Использовав постигшее родину несчастье, Нерон
построил себе дворец, вызывавший всеобщее изумление не столько обилием пошедших
на его отделку драгоценных камней и золота — в этом не было ничего необычного,
гак как роскошь ввела их в широкое употребление, — сколько лугами, прудами,
разбросанными, словно в сельском уединении, тут лесами, там пустошами, с
которых открывались далекие виды, что было выполнено под наблюдением и по
планам Севера и Целера, наделенных изобретательностью и смелостью в попытках
посредством искусства добиться того, в чем отказала природа, и в расточении
казны принцепса. Так, они пообещали ему соединить Авернское озеро с устьем
Тибра судоходным каналом, проведя его по пустынному побережью и через встречные
горы. Но, кроме Помптинских болот, там не было влажных мест, которые могли бы
дать ему воду, ибо все остальное представляло собою отвесные кручи или сплошные
пески; и даже если бы им удалось пробиться сквозь них, это стоило бы
непомерного и не оправданного действительной надобностью труда. Но страсть
Нерона к неслыханному побудила его предпринять попытку прорыть ближайшие к
Авернскому озеру горы; следы этих бесплодных усилий сохраняются и поныне.
43.
Вся не отошедшая к дворцу территория города в
дальнейшем застроилась не так скученно и беспорядочно, как после сожжения Рима
галлами, а с точно отмеренными кварталами и широкими улицами между ними, причем
была ограничена высота зданий, дворы не застраивались и перед фасадами доходных
домов возводились скрывавшие их портики.
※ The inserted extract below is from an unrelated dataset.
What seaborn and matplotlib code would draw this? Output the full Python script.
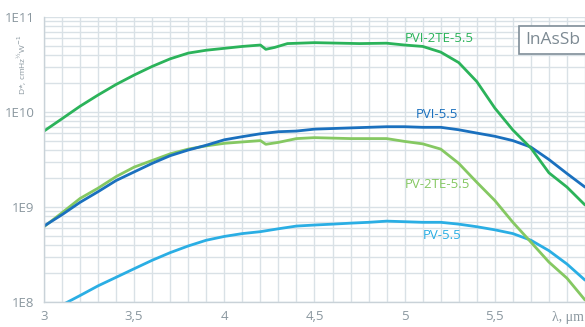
import numpy as np
import pandas as pd
import matplotlib
matplotlib.use("Agg")
import matplotlib.pyplot as plt
import matplotlib.ticker as mticker
import seaborn as sns

# -----------------------------
# DATA
# -----------------------------
x_pvi2te = [3.0, 3.1, 3.2, 3.3, 3.4, 3.5, 3.6, 3.7, 3.8, 3.9, 4.0, 4.1, 4.2, 4.23, 4.28,
            4.35, 4.5, 4.75, 4.9, 5.0, 5.1, 5.2, 5.3, 5.4, 5.5, 5.6, 5.7, 5.8, 5.9, 6.0]
y_pvi2te = [6.3e9, 8.5e9, 1.15e10, 1.51e10, 1.95e10, 2.45e10, 3.02e10, 3.63e10, 4.17e10, 4.47e10,
            4.68e10, 4.9e10, 5.07e10, 4.57e10, 4.79e10, 5.25e10, 5.37e10, 5.25e10, 5.3e10, 5.07e10,
            4.9e10, 4.27e10, 3.31e10, 2.09e10, 1.1e10, 6.46e9, 4.17e9, 2.29e9, 1.62e9, 1.05e9]

x_pvi = [3.0, 3.1, 3.2, 3.3, 3.4, 3.5, 3.6, 3.7, 3.8, 3.9, 4.0, 4.1, 4.2, 4.3, 4.4, 4.5,
         4.6, 4.7, 4.8, 4.9, 5.0, 5.1, 5.2, 5.3, 5.4, 5.5, 5.6, 5.7, 5.8, 5.9, 6.0]
y_pvi = [6.3e8, 8.3e8, 1.12e9, 1.45e9, 1.9e9, 2.34e9, 2.88e9, 3.47e9, 3.98e9, 4.47e9, 5.1e9,
         5.5e9, 5.9e9, 6.2e9, 6.3e9, 6.6e9, 6.7e9, 6.8e9, 6.9e9, 7.0e9, 7.0e9, 6.9e9, 6.9e9,
         6.5e9, 6.0e9, 5.55e9, 5.0e9, 4.27e9, 3.16e9, 2.25e9, 1.62e9]

x_pv2te = [3.0, 3.1, 3.2, 3.3, 3.4, 3.5, 3.6, 3.7, 3.8, 3.9, 4.0, 4.1, 4.2, 4.23, 4.3,
           4.4, 4.5, 4.7, 4.9, 5.0, 5.1, 5.2, 5.3, 5.4, 5.5, 5.6, 5.7, 5.8, 5.9, 6.0]
y_pv2te = [6.2e8, 8.7e8, 1.23e9, 1.58e9, 2.09e9, 2.63e9, 3.09e9, 3.63e9, 4.07e9, 4.4e9, 4.68e9,
           4.84e9, 5.0e9, 4.57e9, 4.79e9, 5.25e9, 5.37e9, 5.25e9, 5.25e9, 4.9e9, 4.62e9, 4.07e9,
           2.88e9, 1.82e9, 1.17e9, 6.9e8, 4.27e8, 2.63e8, 1.78e8, 1.05e8]

x_pv = [3.0, 3.1, 3.2, 3.3, 3.4, 3.5, 3.6, 3.7, 3.8, 3.9, 4.0, 4.1, 4.2, 4.3, 4.4, 4.5,
        4.6, 4.7, 4.8, 4.9, 5.0, 5.1, 5.2, 5.3, 5.4, 5.5, 5.6, 5.7, 5.8, 5.9, 6.0]
y_pv = [7.4e7, 9.3e7, 1.17e8, 1.48e8, 1.82e8, 2.24e8, 2.75e8, 3.31e8, 3.89e8, 4.47e8, 4.9e8,
        5.25e8, 5.5e8, 5.9e8, 6.3e8, 6.46e8, 6.6e8, 6.76e8, 6.9e8, 7.1e8, 7.0e8, 6.9e8, 6.9e8,
        6.6e8, 6.2e8, 5.75e8, 5.25e8, 4.47e8, 3.47e8, 2.51e8, 1.7e8]

series_names = ["PVI-2TE-5.5", "PVI-5.5", "PV-2TE-5.5", "PV-5.5"]
colors = {"PVI-2TE-5.5": "#2bb35a", "PVI-5.5": "#1a70be",
          "PV-2TE-5.5": "#85c862", "PV-5.5": "#2aaee4"}

x_ticks = [3.0, 3.5, 4.0, 4.5, 5.0, 5.5]
x_tick_labels = ["3", "3,5", "4", "4,5", "5", "5,5"]
y_ticks = [1e8, 1e9, 1e10, 1e11]
y_tick_labels = ["1E8", "1E9", "1E10", "1E11"]

df = pd.concat([
    pd.DataFrame({"wl": x_pvi2te, "D": y_pvi2te, "det": "PVI-2TE-5.5"}),
    pd.DataFrame({"wl": x_pvi, "D": y_pvi, "det": "PVI-5.5"}),
    pd.DataFrame({"wl": x_pv2te, "D": y_pv2te, "det": "PV-2TE-5.5"}),
    pd.DataFrame({"wl": x_pv, "D": y_pv, "det": "PV-5.5"}),
], ignore_index=True)

# -----------------------------
# PLOT
# -----------------------------
sns.set_style("white")
plt.rcParams["font.family"] = ["Open Sans", "DejaVu Sans"]

grey = "#8a979f"
grid_c = "#d9e1e6"

fig = plt.figure(figsize=(5.85, 3.27), dpi=100)
ax = fig.add_axes([44 / 585, 25 / 327, 541 / 585, 285 / 327])

ax.set_yscale("log")
ax.set_xlim(3.0, 6.0)
ax.set_ylim(1e8, 1e11)

# grid: every 0.1 um and every log minor step
ax.set_xticks(np.arange(3.0, 6.01, 0.1), minor=True)
ax.yaxis.set_minor_locator(mticker.LogLocator(base=10, subs=np.arange(2, 10)))
ax.grid(True, which="both", color=grid_c, lw=1.0)
ax.set_axisbelow(True)

sns.lineplot(data=df, x="wl", y="D", hue="det", hue_order=series_names[::-1],
             palette=colors, lw=2.0, legend=False, ax=ax, estimator=None, sort=False)

ax.set_xticks(x_ticks)
ax.set_xticklabels(x_tick_labels)
ax.set_yticks(y_ticks)
ax.set_yticklabels(y_tick_labels)
ax.yaxis.set_minor_formatter(mticker.NullFormatter())
ax.tick_params(axis="both", which="both", length=0, colors=grey, labelsize=9.5)
ax.tick_params(axis="x", pad=6)
ax.tick_params(axis="y", pad=7)

for s in ["top", "right"]:
    ax.spines[s].set_visible(False)
for s in ["left", "bottom"]:
    ax.spines[s].set_color("#c9d2d8")
    ax.spines[s].set_linewidth(1.0)

ax.set_xlabel("")
ax.set_ylabel("")

# curve labels
label_pos = {"PVI-2TE-5.5": (5.19, 6.0e10), "PVI-5.5": (5.18, 9.3e9),
             "PV-2TE-5.5": (5.18, 1.74e9), "PV-5.5": (5.21, 5.0e8)}
for name in series_names:
    lx, ly = label_pos[name]
    ax.text(lx, ly, name, color=colors[name], fontsize=9.5, ha="center", va="center")

# material box
ax.text(0.94, 0.92, "InAsSb", transform=ax.transAxes, fontsize=12.5, color="#7d8a93",
        ha="center", va="center",
        bbox=dict(boxstyle="square,pad=0.35", fc="white", ec="#7f8e98", lw=1.2))

# axis titles
fig.text(584 / 585, 1 - 317 / 327, "λ, μm", fontsize=10, color=grey, ha="right",
         va="center", family=["Liberation Serif", "DejaVu Serif"])
fig.text(22 / 585, 1 - 65 / 327, "D*, cmHz$^{½}$W$^{-1}$", fontsize=6, color=grey,
         rotation=90, ha="center", va="center")

plt.savefig("out.png", dpi=100)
Эти портики Нерон пообещал соорудить
за свой счет, а участки для построек предоставить владельцам расчищенными.
Кроме того, он определил им денежные награды — соответственно сословию и
размерам состояния каждого — за завершение строительства особняков и доходных
домов в установленные им самим сроки. Для свалки мусора он предназначил болота
близ Остии, повелев, чтобы суда, подвозящие по Тибру зерно, уходили обратно,
погрузив мусор; самые здания он приказал возводить до определенной высоты без
применения бревен, сплошь из габийского или альбанского туфа[25], ибо этот камень огнеупорен; и так как частные лица
самочинно перехватывали воду, по его распоряжению были расставлены надзиратели,
обязанные следить за тем, чтобы она обильно текла в большом количестве мест и
была доступна для всех; домовладельцам было вменено в обязанность иметь
наготове у себя во дворе противопожарные средства, и, наконец, было воспрещено
сооружать дома с общими стенами, но всякому зданию надлежало быть наглухо
отгороженным от соседнего. Все эти меры, принятые для общей пользы, послужили
вместе с тем и к украшению города. Впрочем, некоторые считали, что в своем
прежнем виде он был благоприятнее для здоровья, так как узкие улицы и высокие
здания оберегали его от лучей палящего солнца: а теперь открытые и лишенные
тени просторы, накалившись, обдают нестерпимым жаром.